For group 4, we add $\ce{NH4OH}$ along with $\ce{H2S}$ to shift the reaction in the forward direction since group 4 sulfides have higher $K_\mathrm{sp}$ which makes sense but why aren't group 2 sulfides of lower $K_\mathrm{sp}$ precipitated along with group 4?
Nomenclature aside, the full procedure calls for first making the acidic sulfide solution, precipitating the metals associated with that group, and then decanting the liquid and adding ammonia solution* to capture the ammonia-sulfide group. Thus the acid-sulfide precipitates don't stay in solution, rather they are already gone.
*Ammonia solution, not ammonium hydroxide. Ammonia dissolved in water is only a weak base, so the major species are $\ce{H2O}$ and $\ce{NH3}$, not $\ce{NH4^+}$ and $\ce{OH^-}$.
I get the confusion of grouping the cations. Some say there are 6 groups, other say 4 group but at the end of the day, it's the matter of convention.
Let's start with bunch of salts of unknown cations. You add dil. $\ce{HCl}$. If it forms insoluble chloride, then the cations present are $\ce{Ag+, Hg2^2+ and Pb^2+}$. If no precipitate is formed, add $\ce{H2S}$ (note the pH is already acidic). Sulfide having low $K_\mathrm{sp}$ will form precipitate out in acidic solution (hence the group reagent you are observing is dil. $\ce{\bf{HCl}}$ + $\ce{H2S}$). If not, then make the solution basic with ammonia solution + $\ce{NH4Cl}$ (this is your group reagent). Sulfides having larger $K_\mathrm{sp}$ values such as ($\ce{ZnS, NiS, CoS}$ and $\ce{MnS}$ precipitate. Also, at basic medium, $\ce{Al^3+, Fe^3+}$ and $\ce{Cr^3+}$ form insoluble hydroxides and are separated from the solution. now comes cations which formed soluble sulfides and chlorides. They can be separated by forming insoluble carbonates (note the solution is basic so the group reagent is $\ce{\bf{NH_3(aq.)+ NH_4Cl}}$ + $\ce{(NH4)2CO3}$). The cations that are left are determined through flame test.

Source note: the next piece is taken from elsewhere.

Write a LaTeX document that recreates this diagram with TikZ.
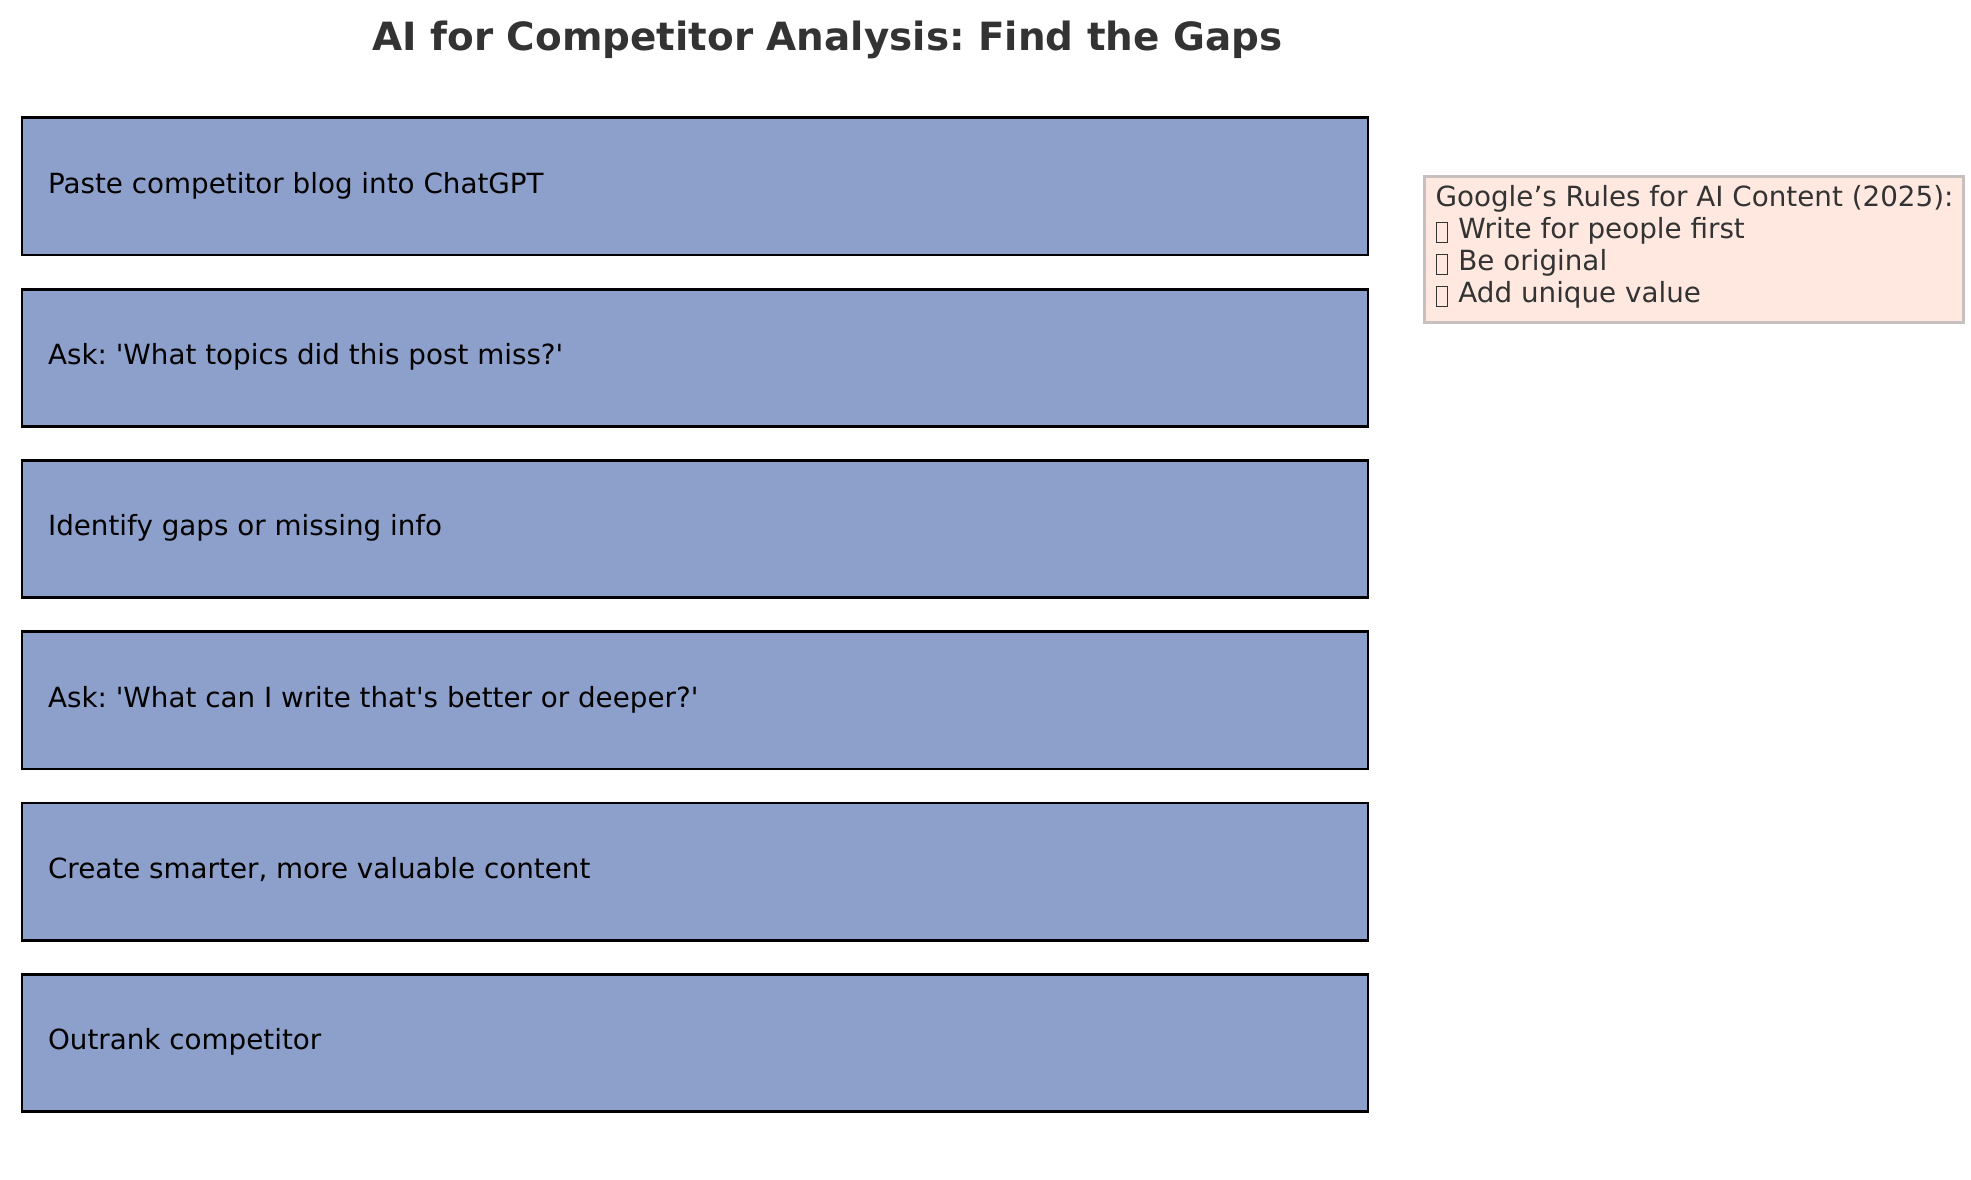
\documentclass[tikz,border=0pt]{standalone}
\usepackage{fontspec}
\setmainfont{DejaVu Sans}[Ligatures=TeXOff]
\frenchspacing
\definecolor{stepfill}{HTML}{8DA0CB}
\definecolor{notefill}{HTML}{FFE8E0}
\definecolor{notedraw}{HTML}{C8C0BE}
\definecolor{darktext}{HTML}{333333}
\newcommand\tofubox{\kern0.25pt\begingroup\setlength\fboxsep{0pt}\setlength\fboxrule{0.35pt}\raisebox{-1.1pt}{\fbox{\rule{0pt}{6.7pt}\rule{3.6pt}{0pt}}}\endgroup\kern0.5pt}
\begin{document}
\begin{tikzpicture}[x=0.36pt,y=-0.36pt,
  stepbox/.style={draw=black, line width=1pt, fill=stepfill, rectangle,
    minimum width=484.56pt, minimum height=49.4pt, inner sep=0pt, anchor=north west},
  steptext/.style={anchor=base west, inner sep=0pt, font=\fontsize{10}{12}\selectfont, text=black},
  notebox/.style={draw=notedraw, line width=1pt, fill=notefill, rectangle,
    minimum width=194.04pt, minimum height=52.56pt, inner sep=0pt, anchor=north west},
  notetext/.style={anchor=base west, inner sep=0pt, font=\fontsize{10}{12}\selectfont, text=darktext},
  titletext/.style={anchor=base, inner sep=0pt, font=\fontsize{14}{17}\bfseries\selectfont, text=darktext}]
\useasboundingbox[fill=white] (0,0) rectangle (1971,1180);
\node[titletext] (title) at (827.5,50.5) {AI for Competitor Analysis: Find the Gaps};
\foreach \i/\t in {0/{Paste competitor blog into ChatGPT},
                   1/{Ask: 'What topics did this post miss?'},
                   2/{Identify gaps or missing info},
                   3/{Ask: 'What can I write that's better or deeper?'},
                   4/{Create smarter, more valuable content},
                   5/{Outrank competitor}}{
  \pgfmathsetmacro{\top}{116.5+171.3*\i}
  \node[stepbox] (box\i) at (20.5,\top) {};
  \node[steptext] (txt\i) at (47.5,\top+76.8) {\t};
}
\node[notebox] (note) at (1423,175) {};
\node[notetext] (n1) at (1435,206.6) {Google’s Rules for AI Content (2025):};
\node[notetext] (n2) at (1435,238.7) {\tofubox{} Write for people first};
\node[notetext] (n3) at (1435,270.8) {\tofubox{} Be original};
\node[notetext] (n4) at (1435,302.9) {\tofubox{} Add unique value};
\end{tikzpicture}
\end{document}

So, in my opinion, the group can be done in following way:
\begin{array}{c|c} \mathbf{Group} & \mathbf{Cation} & \mathbf{Group~reagent} & \mathbf{Inference}\\\hline \text{Group~I} & \text{$\ce{Ag+, Hg2^2+, Pb^2+}$} & \text{dil. HCl} & \text{insoluble chlorides}\\ \text{Group~II} & \text{$\ce{Hg^2+, Pb^2+, Cu^2+, Bi^3+, Cd^2+, As^3+, Sb^3+ , Sn^4+}$} & \text{$\ce{dil. HCl + H2S}$} & \text{insoluble sulfide}\\ \text{Group~IIIA} & \text{$\ce{Ni^2+, Zn^2+, Mn^2+}$} & \text{ammonia soln. + $\ce{NH4Cl}$} & \text{insoluble sulfide}\\ \text{Group~IIIB} & \text{$\ce{Al^3+, Fe^3+, Co^2+, Cr^3+}$} & \text{ammonia soln. + $\ce{NH4Cl}$} & \text{insoluble hydroxides}\\ \text{Group~IV} & \text{$\ce{Ca^2+, Sr^2+, Ba^2+}$} & \text{$\ce{NH3(aq.) + NH4Cl + (NH4)2CO3}$} & \text{insoluble carbonates}\\ \text{Group~V} & \text{$\ce{Mg^2+, Na+, K+}$}& \text{flame test} & \text{color}\\ \text{Group~0} & \text{$\ce{NH4+}$}& \text{-} & \text{since it doesn't have any group reagent, I don't think it needs a separate group}\end{array}
This was my previous grouping, but I suppose I will add a comment on the updated table.